**Job:** Repeat the material verbatim and drop the pictures.

**Data excerpt:**

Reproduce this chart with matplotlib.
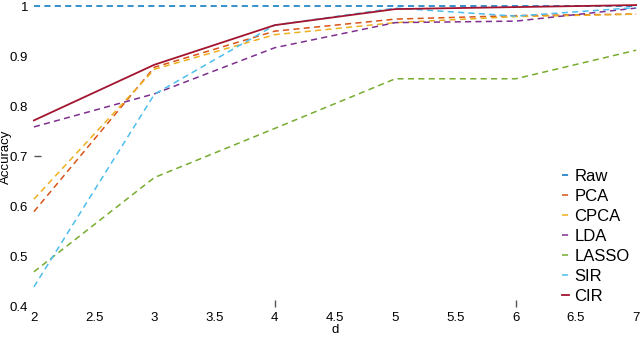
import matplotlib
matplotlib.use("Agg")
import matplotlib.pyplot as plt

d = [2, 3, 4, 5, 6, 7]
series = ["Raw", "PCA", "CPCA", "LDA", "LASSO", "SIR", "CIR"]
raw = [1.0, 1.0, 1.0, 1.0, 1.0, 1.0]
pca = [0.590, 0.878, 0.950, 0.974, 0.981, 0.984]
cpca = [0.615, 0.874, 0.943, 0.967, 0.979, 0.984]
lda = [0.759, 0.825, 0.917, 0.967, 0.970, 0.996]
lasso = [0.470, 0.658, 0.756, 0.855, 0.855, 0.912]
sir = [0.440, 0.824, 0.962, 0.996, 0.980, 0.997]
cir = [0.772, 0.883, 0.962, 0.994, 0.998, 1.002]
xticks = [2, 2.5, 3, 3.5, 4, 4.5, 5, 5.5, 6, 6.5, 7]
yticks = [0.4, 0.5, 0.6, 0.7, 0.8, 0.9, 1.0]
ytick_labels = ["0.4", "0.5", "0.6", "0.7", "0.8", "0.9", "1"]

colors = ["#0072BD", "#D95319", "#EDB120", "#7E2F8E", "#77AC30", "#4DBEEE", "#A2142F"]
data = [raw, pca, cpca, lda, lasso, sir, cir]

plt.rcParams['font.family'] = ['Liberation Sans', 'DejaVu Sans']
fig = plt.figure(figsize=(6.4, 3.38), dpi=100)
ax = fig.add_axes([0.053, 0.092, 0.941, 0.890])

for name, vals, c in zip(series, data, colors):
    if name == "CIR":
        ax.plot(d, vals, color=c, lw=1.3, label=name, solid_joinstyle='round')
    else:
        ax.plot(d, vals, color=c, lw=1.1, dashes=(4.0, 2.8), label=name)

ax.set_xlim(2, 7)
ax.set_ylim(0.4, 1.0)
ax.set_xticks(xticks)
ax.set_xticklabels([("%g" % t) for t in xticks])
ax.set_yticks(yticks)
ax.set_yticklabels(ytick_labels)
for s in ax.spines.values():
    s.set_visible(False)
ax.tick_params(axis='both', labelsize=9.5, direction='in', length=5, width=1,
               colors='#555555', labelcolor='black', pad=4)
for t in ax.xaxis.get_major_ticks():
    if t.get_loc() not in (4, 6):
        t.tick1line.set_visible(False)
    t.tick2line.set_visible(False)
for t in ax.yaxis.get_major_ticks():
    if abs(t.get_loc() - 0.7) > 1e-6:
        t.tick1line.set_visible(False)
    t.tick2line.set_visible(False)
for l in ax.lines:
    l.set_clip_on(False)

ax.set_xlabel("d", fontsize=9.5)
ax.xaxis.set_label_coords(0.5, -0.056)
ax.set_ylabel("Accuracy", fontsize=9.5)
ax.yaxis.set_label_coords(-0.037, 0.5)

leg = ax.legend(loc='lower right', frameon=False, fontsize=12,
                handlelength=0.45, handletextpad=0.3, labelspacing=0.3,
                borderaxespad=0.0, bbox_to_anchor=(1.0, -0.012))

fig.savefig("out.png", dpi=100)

**Answer for this exercise:**
Reproduce this chart with matplotlib.
import matplotlib
matplotlib.use("Agg")
import matplotlib.pyplot as plt

d = [2, 3, 4, 5, 6, 7]
series = ["Raw", "PCA", "CPCA", "LDA", "LASSO", "SIR", "CIR"]
raw = [1.0, 1.0, 1.0, 1.0, 1.0, 1.0]
pca = [0.590, 0.878, 0.950, 0.974, 0.981, 0.984]
cpca = [0.615, 0.874, 0.943, 0.967, 0.979, 0.984]
lda = [0.759, 0.825, 0.917, 0.967, 0.970, 0.996]
lasso = [0.470, 0.658, 0.756, 0.855, 0.855, 0.912]
sir = [0.440, 0.824, 0.962, 0.996, 0.980, 0.997]
cir = [0.772, 0.883, 0.962, 0.994, 0.998, 1.002]
xticks = [2, 2.5, 3, 3.5, 4, 4.5, 5, 5.5, 6, 6.5, 7]
yticks = [0.4, 0.5, 0.6, 0.7, 0.8, 0.9, 1.0]
ytick_labels = ["0.4", "0.5", "0.6", "0.7", "0.8", "0.9", "1"]

colors = ["#0072BD", "#D95319", "#EDB120", "#7E2F8E", "#77AC30", "#4DBEEE", "#A2142F"]
data = [raw, pca, cpca, lda, lasso, sir, cir]

plt.rcParams['font.family'] = ['Liberation Sans', 'DejaVu Sans']
fig = plt.figure(figsize=(6.4, 3.38), dpi=100)
ax = fig.add_axes([0.053, 0.092, 0.941, 0.890])

for name, vals, c in zip(series, data, colors):
    if name == "CIR":
        ax.plot(d, vals, color=c, lw=1.3, label=name, solid_joinstyle='round')
    else:
        ax.plot(d, vals, color=c, lw=1.1, dashes=(4.0, 2.8), label=name)

ax.set_xlim(2, 7)
ax.set_ylim(0.4, 1.0)
ax.set_xticks(xticks)
ax.set_xticklabels([("%g" % t) for t in xticks])
ax.set_yticks(yticks)
ax.set_yticklabels(ytick_labels)
for s in ax.spines.values():
    s.set_visible(False)
ax.tick_params(axis='both', labelsize=9.5, direction='in', length=5, width=1,
               colors='#555555', labelcolor='black', pad=4)
for t in ax.xaxis.get_major_ticks():
    if t.get_loc() not in (4, 6):
        t.tick1line.set_visible(False)
    t.tick2line.set_visible(False)
for t in ax.yaxis.get_major_ticks():
    if abs(t.get_loc() - 0.7) > 1e-6:
        t.tick1line.set_visible(False)
    t.tick2line.set_visible(False)
for l in ax.lines:
    l.set_clip_on(False)

ax.set_xlabel("d", fontsize=9.5)
ax.xaxis.set_label_coords(0.5, -0.056)
ax.set_ylabel("Accuracy", fontsize=9.5)
ax.yaxis.set_label_coords(-0.037, 0.5)

leg = ax.legend(loc='lower right', frameon=False, fontsize=12,
                handlelength=0.45, handletextpad=0.3, labelspacing=0.3,
                borderaxespad=0.0, bbox_to_anchor=(1.0, -0.012))

fig.savefig("out.png", dpi=100)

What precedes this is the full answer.